I haven't the slightest inkling as to whether or not you've ever attempted
to write a biography of your own, but if you have (which I would find pretty
darn funny) then I doubt you had to start it by answering the stupendously
idiotic question I have to. Really, who would think to ask someone "who are
you?" and expect a brief, uncomplicated, non-conceited-sounding, utterly
spectacular biography in return? Okay, okay, I guess no one ever really did
have those expectations for me, but this task has caused me to feel immensely
pressured. Like I have to produce something smart and witty that will result in
instant admirers: the younger ones hoping to be like me when they grow up, the
ones about my age asking me to marry them or sign articles of their clothing,
and the older ones wishing that I was their grandson. Overkill, you say? A bit
full of myself? Not at all. I just have a bit of an overactive imagination.
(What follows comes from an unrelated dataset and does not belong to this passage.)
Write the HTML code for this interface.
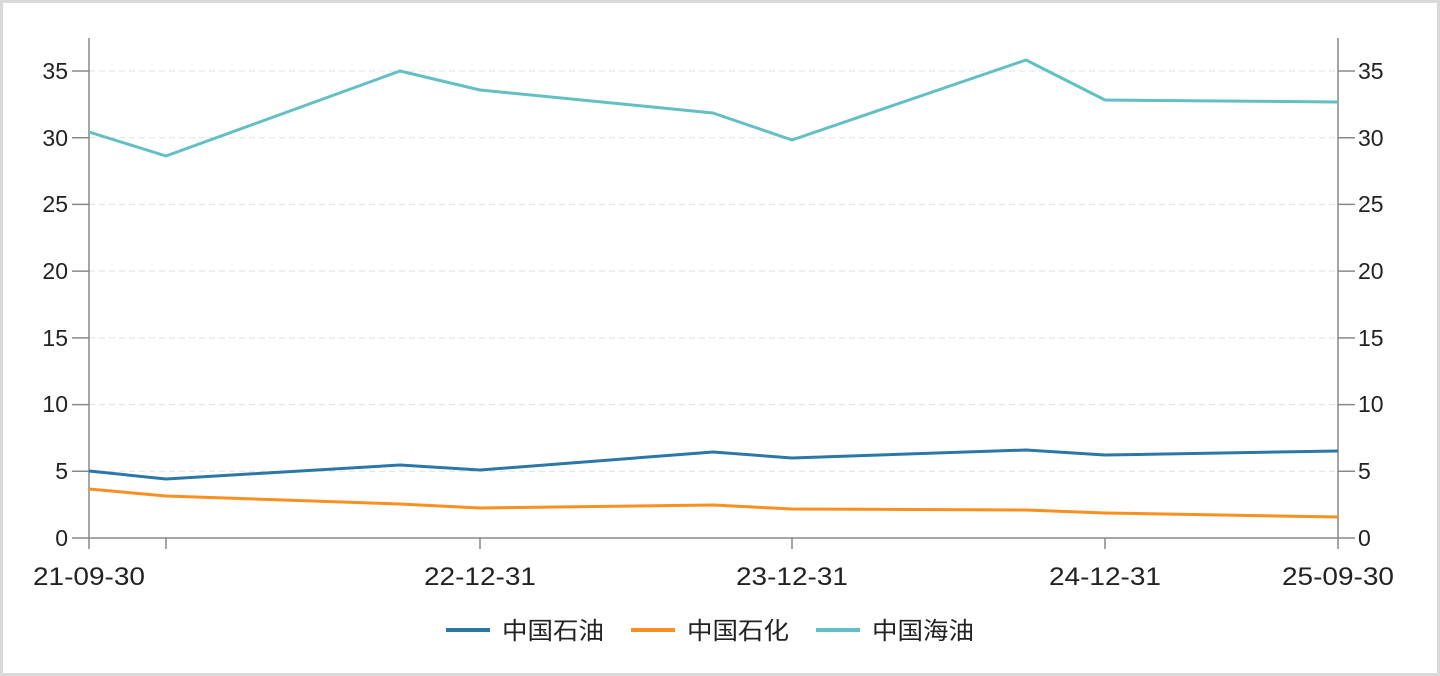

So what? That's what it really feels like to me. I hate when people expect too
much. It's not healthy to put so much pressure on a boy. So, I'll defy my
imaginary critics and set my own requirements for this biography: sweet and
simple, short and to-the-point.
"Who am I?" Why thank you for asking; I'm Kyle. I'm really no one in
particular. No one that important or worthy of too much attention. Just a
young man who thinks he's clever, is a bit of a pain-in-the-ass at times, and
who loves to torment readers with a biography that is way too long without
enough meaningful text in it. But, honestly, I do enjoy writing. I'm not a
prodigy with a pen (though my sister thinks I am), but I really love to
write.
If anything is brought away with you, reader, from this biography, then let
it be this: read and write. I assure you that doing so will open up unexplored
paths for you, save your life, cause you to fall in love, and help you find true
happiness and significance in the world.
There wasn't any intended humor in that last line, merely truth. I think
I'll end it here before I turn you away from BAM forever. Please, don't be too
angry with me. My bio isn't award-winning and any royalties that I might
procure from selling this fairly short manuscript would never put me through
college, but it is me. This bio is as close to the real "me" as you'll ever
get, reader. And despite the rubbish that fills most this biography's lines,
the part that is purely biographical is, as promised, sympathetically
short.
I'm not trying to be annoying, I just think I'm clever.